Stand jetzt befindet sich Optimal@NRW noch in der Einführungsphase, bei der zunächst die technischen Voraussetzungen vor Ort geschaffen werden. In diesem Zuge werden die teilnehmenden Pflegeheime und Praxen mit telemedizinischen Rollständern und Frühwarnsystemen zur Messung von Vitalwerten ausgestattet. Im Laufe des Januar sollen die Vorbereitungen dann so weit abgeschlossen sein, dass die ersten sieben Heime beginnen können – danach erfolgt der Rollout kaskadenartig, sodass die restlichen 18 Projektteilnehmer bis Ende 2022 folgen. Zunächst ist das Vorhaben bis April 2024 terminiert, langfristig wird es jedoch vor allem darum gehen, die Erkenntnisse, die man sammeln konnte, in die Regelversorgung zu überführen.
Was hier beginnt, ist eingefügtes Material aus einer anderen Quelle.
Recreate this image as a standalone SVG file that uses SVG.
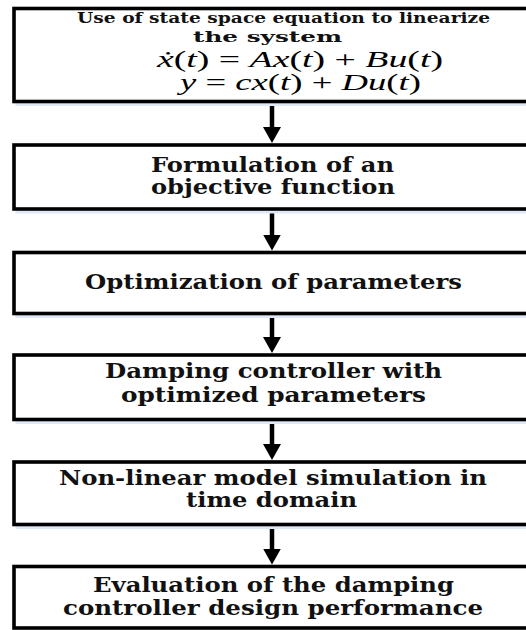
<svg xmlns="http://www.w3.org/2000/svg" width="526" height="630" viewBox="0 0 526 630">
<style>
.box{fill:#ffffff;stroke:#000000;stroke-width:3.6}
.shadow{fill:none;stroke:#e2e9f6;stroke-width:3}
.t{font-family:"DejaVu Serif","Liberation Serif",serif;font-weight:bold;font-size:20px;fill:#111111}
.ts{font-family:"DejaVu Serif","Liberation Serif",serif;font-weight:bold;font-size:14px;fill:#111111}
.eq{font-family:"Liberation Serif","DejaVu Serif",serif;font-size:23px;fill:#000000}
.i{font-style:italic}
.conn{stroke:#000000;stroke-width:4.5;fill:none}
</style>
<defs>
<marker id="ah" markerUnits="userSpaceOnUse" markerWidth="16" markerHeight="18" viewBox="0 0 16 18" refX="6" refY="9" orient="auto">
<path d="M0,0 L16,9 L0,18 Z" fill="#000000"/>
</marker>
</defs>
<rect width="526" height="630" fill="#ffffff"/>
<g id="connectors">
<line class="conn" x1="272" y1="103" x2="272" y2="133" marker-end="url(#ah)"/>
<line class="conn" x1="272" y1="211" x2="272" y2="240.5" marker-end="url(#ah)"/>
<line class="conn" x1="272" y1="315" x2="272" y2="343" marker-end="url(#ah)"/>
<line class="conn" x1="272" y1="421" x2="272" y2="450" marker-end="url(#ah)"/>
<line class="conn" x1="272" y1="526" x2="272" y2="554.5" marker-end="url(#ah)"/>
</g>
<g id="node1">
<rect class="shadow" x="17" y="11.5" width="540" height="93"/>
<rect class="box" x="14" y="8.5" width="540" height="93"/>
<text class="ts" x="77" y="23" textLength="413" lengthAdjust="spacingAndGlyphs">Use of state space equation to linearize</text>
<text class="ts" x="193" y="42" textLength="149" lengthAdjust="spacingAndGlyphs">the system</text>
<text class="eq" x="157" y="67" textLength="286" lengthAdjust="spacingAndGlyphs"><tspan class="i">ẋ</tspan>(<tspan class="i">t</tspan>) = <tspan class="i">Ax</tspan>(<tspan class="i">t</tspan>) + <tspan class="i">Bu</tspan>(<tspan class="i">t</tspan>)</text>
<text class="eq" x="180" y="90" textLength="241" lengthAdjust="spacingAndGlyphs"><tspan class="i">y</tspan> = <tspan class="i">cx</tspan>(<tspan class="i">t</tspan>) + <tspan class="i">Du</tspan>(<tspan class="i">t</tspan>)</text>
</g>
<g id="node2">
<rect class="shadow" x="17" y="148" width="540" height="64"/>
<rect class="box" x="14" y="145" width="540" height="64"/>
<text class="t" x="151" y="172" textLength="243" lengthAdjust="spacingAndGlyphs">Formulation of an</text>
<text class="t" x="151" y="194" textLength="244" lengthAdjust="spacingAndGlyphs">objective function</text>
</g>
<g id="node3">
<rect class="shadow" x="17" y="255.5" width="540" height="61"/>
<rect class="box" x="14" y="252.5" width="540" height="61"/>
<text class="t" x="85" y="289" textLength="377" lengthAdjust="spacingAndGlyphs">Optimization of parameters</text>
</g>
<g id="node4">
<rect class="shadow" x="17" y="358" width="540" height="64.5"/>
<rect class="box" x="14" y="355" width="540" height="64.5"/>
<text class="t" x="105" y="378" textLength="337" lengthAdjust="spacingAndGlyphs">Damping controller with</text>
<text class="t" x="121" y="402" textLength="305" lengthAdjust="spacingAndGlyphs">optimized parameters</text>
</g>
<g id="node5">
<rect class="shadow" x="17" y="465" width="540" height="62.5"/>
<rect class="box" x="14" y="462" width="540" height="62.5"/>
<text class="t" x="59" y="485" textLength="428" lengthAdjust="spacingAndGlyphs">Non-linear model simulation in</text>
<text class="t" x="186" y="507" textLength="171" lengthAdjust="spacingAndGlyphs">time domain</text>
</g>
<g id="node6">
<rect class="shadow" x="17" y="569.5" width="540" height="61.5"/>
<rect class="box" x="14" y="566.5" width="540" height="61.5"/>
<text class="t" x="93" y="592" textLength="361" lengthAdjust="spacingAndGlyphs">Evaluation of the damping</text>
<text class="t" x="63" y="615" textLength="420" lengthAdjust="spacingAndGlyphs">controller design performance</text>
</g>
</svg>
Eine projektbegleitende Evaluation sowie eine abschließende Veröffentlichung der Ergebnisse ist hierzu unabdingbar. 

Thomas Petersdorff ist Referent im Bereich Presse und Medien der KV Nordrhein.

Optimal@NRW-Versorgungsvertrag – ab sofort Teilnahme möglich

Optimal@NRW steht für Optimierung der Akutversorgung geriatrischer Patienten – rund um die Uhr und wird in der Region Aachen, Düren, Heinsberg durchgeführt. Ziel des Projektes ist es, vorschnelle Krankenhauseinweisungen älterer Patienten zu vermeiden und ein Verbleiben in der gewohnten Umgebung zu ermöglichen – soweit dies medizinisch vertretbar erscheint. Für Ärzte, die Pflegeheimbewohner in den beteiligten Pflegeheimen betreuen, ist die Teilnahme am Versorgungsvertrag ab sofort möglich.